Nevada: 9.6% illegal; low welfare, no in-state tuition
Arizona: 7.4% illegal; low welfare, no in-state tuition
Texas: 7.0% illegal; low welfare, in-state tuition
California: 6.9% illegal; high welfare, in-state tuition
Georgia: 4.7% illegal; low welfare, no in-state tuition
New Jersey: 4.2% illegal; high welfare, no in-state tuition
North Carolina: 4.1% illegal; low welfare, no in-state tuition
Florida: 4.0% illegal; low welfare, no in-state tuition
Illinois: 3.8% illegal; high welfare, in-state tuition
New York: 2.4% illegal; high welfare, in-state tuition
This analysis tells us that the states with the highest percentage of illegal immigrants, Nevada and Arizona, don’t use many state resources to assist them while Illinois, with an average number of illegal immigrants, and New York, with a below-average number of illegal immigrants, are the most generous. Thus, data suggests that state assistance to illegal immigrants isn’t much of a magnet. Other factors must be at work here.
Demand for labor is the driver, with illegal immigrants concentrating in the construction, hospitality, and agriculture sectors. Until recently, both Nevada and Arizona were experiencing housing booms and 27% of Nevada workers labor in the hospitality industry. On the other end of the ledger, both New York and Illinois experienced very little population growth; therefore, saw few construction jobs relative to other states.
Lastly, it’s interesting to compare these states’ tax policies to their illegal immigration populations:
The Tax Foundation’s 2011 State Business Tax Climate Index ranks the states with the largest illegal immigrant population as follows:
Nevada: 9.6% illegal; 4th most-competitive tax policy
Arizona: 7.4% illegal; 34th most-competitive tax policy
Texas: 7.0% illegal; 13th most-competitive tax policy
California: 6.9% illegal; 49th most-competitive tax policy
Georgia: 4.7% illegal; 25th most-competitive tax policy
New Jersey: 4.2% illegal; 48th most-competitive tax policy
North Carolina: 4.1%; 41st most-competitive tax policy
Florida: 4.0% illegal; 5th most-competitive tax policy
Illinois: 3.8% illegal; 23rd most-competitive tax policy
New York: 2.4% illegal; 50th most-competitive tax policy
Perhaps it isn’t a coincidence that Nevada, the state with the most attractive business tax policy on the list, has the highest percentage of illegal immigrants, while New York, the state with the worst tax policies in the entire nation, would have the fewest illegal immigrants as a percentage of its population.
It shouldn’t be a shock to conservatives that, just like the wealthy, illegal immigrants respond to state taxes and the impact those taxes have on the economy.

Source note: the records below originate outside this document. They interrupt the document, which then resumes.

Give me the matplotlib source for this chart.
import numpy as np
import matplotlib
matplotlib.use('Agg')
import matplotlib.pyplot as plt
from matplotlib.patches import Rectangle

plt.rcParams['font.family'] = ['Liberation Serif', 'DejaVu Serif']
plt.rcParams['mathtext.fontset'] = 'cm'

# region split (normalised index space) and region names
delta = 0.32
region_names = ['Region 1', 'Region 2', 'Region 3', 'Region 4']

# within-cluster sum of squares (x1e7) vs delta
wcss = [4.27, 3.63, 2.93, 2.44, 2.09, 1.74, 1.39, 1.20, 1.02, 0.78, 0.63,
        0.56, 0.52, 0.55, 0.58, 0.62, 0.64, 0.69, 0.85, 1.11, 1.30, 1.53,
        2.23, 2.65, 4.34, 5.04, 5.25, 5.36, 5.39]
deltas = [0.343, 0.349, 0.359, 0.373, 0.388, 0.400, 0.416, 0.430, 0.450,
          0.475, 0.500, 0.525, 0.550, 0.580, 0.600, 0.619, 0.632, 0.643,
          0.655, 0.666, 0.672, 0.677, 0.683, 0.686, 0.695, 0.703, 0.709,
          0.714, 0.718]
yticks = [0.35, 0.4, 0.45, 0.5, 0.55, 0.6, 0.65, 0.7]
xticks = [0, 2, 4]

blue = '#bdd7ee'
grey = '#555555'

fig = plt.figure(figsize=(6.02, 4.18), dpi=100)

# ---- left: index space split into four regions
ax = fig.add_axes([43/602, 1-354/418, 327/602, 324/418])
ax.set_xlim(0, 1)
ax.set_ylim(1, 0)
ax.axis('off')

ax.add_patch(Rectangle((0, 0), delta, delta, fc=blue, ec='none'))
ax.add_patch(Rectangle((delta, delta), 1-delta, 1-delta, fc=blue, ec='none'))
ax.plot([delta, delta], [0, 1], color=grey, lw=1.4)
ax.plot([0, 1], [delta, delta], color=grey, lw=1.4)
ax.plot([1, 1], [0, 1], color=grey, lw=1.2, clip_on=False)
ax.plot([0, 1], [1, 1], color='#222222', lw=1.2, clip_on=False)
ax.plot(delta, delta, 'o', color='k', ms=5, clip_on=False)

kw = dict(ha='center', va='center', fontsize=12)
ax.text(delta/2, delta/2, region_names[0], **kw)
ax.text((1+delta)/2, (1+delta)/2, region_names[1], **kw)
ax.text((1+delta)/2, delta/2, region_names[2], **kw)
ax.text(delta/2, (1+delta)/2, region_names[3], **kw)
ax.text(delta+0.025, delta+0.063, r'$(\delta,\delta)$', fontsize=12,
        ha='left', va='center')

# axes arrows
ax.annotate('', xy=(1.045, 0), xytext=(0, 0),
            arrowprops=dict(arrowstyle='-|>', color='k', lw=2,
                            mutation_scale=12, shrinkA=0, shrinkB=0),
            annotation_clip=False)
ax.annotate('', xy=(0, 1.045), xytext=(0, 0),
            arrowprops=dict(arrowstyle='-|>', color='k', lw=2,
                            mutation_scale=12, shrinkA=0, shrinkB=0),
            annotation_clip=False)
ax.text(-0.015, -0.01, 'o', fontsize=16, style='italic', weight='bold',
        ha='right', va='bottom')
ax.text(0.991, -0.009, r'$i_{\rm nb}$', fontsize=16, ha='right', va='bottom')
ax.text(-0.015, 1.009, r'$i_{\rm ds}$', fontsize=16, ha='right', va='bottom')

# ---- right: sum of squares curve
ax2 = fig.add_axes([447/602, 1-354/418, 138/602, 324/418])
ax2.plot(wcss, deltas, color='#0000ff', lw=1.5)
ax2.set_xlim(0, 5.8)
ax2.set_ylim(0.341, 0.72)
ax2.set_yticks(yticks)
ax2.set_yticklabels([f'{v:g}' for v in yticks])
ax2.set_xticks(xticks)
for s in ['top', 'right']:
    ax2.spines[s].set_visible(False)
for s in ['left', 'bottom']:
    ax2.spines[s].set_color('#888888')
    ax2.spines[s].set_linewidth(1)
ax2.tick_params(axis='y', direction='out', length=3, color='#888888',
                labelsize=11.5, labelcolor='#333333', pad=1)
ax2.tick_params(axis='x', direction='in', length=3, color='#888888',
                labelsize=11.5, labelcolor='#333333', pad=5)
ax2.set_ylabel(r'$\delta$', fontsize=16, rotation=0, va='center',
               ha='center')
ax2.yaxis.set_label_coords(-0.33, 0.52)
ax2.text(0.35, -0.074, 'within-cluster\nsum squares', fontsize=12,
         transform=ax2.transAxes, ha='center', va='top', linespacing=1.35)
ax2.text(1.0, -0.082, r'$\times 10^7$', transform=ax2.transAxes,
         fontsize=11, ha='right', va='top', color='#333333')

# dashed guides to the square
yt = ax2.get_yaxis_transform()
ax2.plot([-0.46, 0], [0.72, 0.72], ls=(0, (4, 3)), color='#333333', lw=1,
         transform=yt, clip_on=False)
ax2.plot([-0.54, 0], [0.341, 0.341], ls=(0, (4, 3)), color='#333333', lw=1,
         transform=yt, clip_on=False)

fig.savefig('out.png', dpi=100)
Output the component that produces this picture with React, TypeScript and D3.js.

Perhaps if Governor Perry worked to pass a Texas state income tax, the illegal immigrant population there would plummet (of course, he’d have an even bigger challenge in winning the Republican nomination as a tax-hiker).
This brings us to a final observation. Other than raising taxes to the bone-crushing New York level, just how much can a state do in the realm of illegal immigration, a basic Federal responsibility? The answer appears to be not much, given Arizona’s high-profile efforts at curbing illegal immigration and given that Arizona’s per capita illegal immigrant population is greater than that of all states except Nevada.
Having served as a governor is excellent preparation for being President. That said, a governor has different responsibilities than does a President.
Rather than focusing on what education bill Perry signed into law in 2001, Republicans should be more concerned about what policies their prospective nominee has today on immigration, both legal and illegal. Do they approve of an amnesty on the scale of the 1986 amnesty that many Reagan Administration veterans later viewed as a huge error? Do they want to change an H-1B visa program that business sees as a way to keep technical labor costs down but that many highly-skilled American workers see as undermining their ability to earn a good living? How do they propose to better secure the border, and can they do it without eroding Americans’ liberty? These are proper questions for those who would be President and the sooner we can move beyond “gotcha” debate moments and into substantive policy discussion, the better.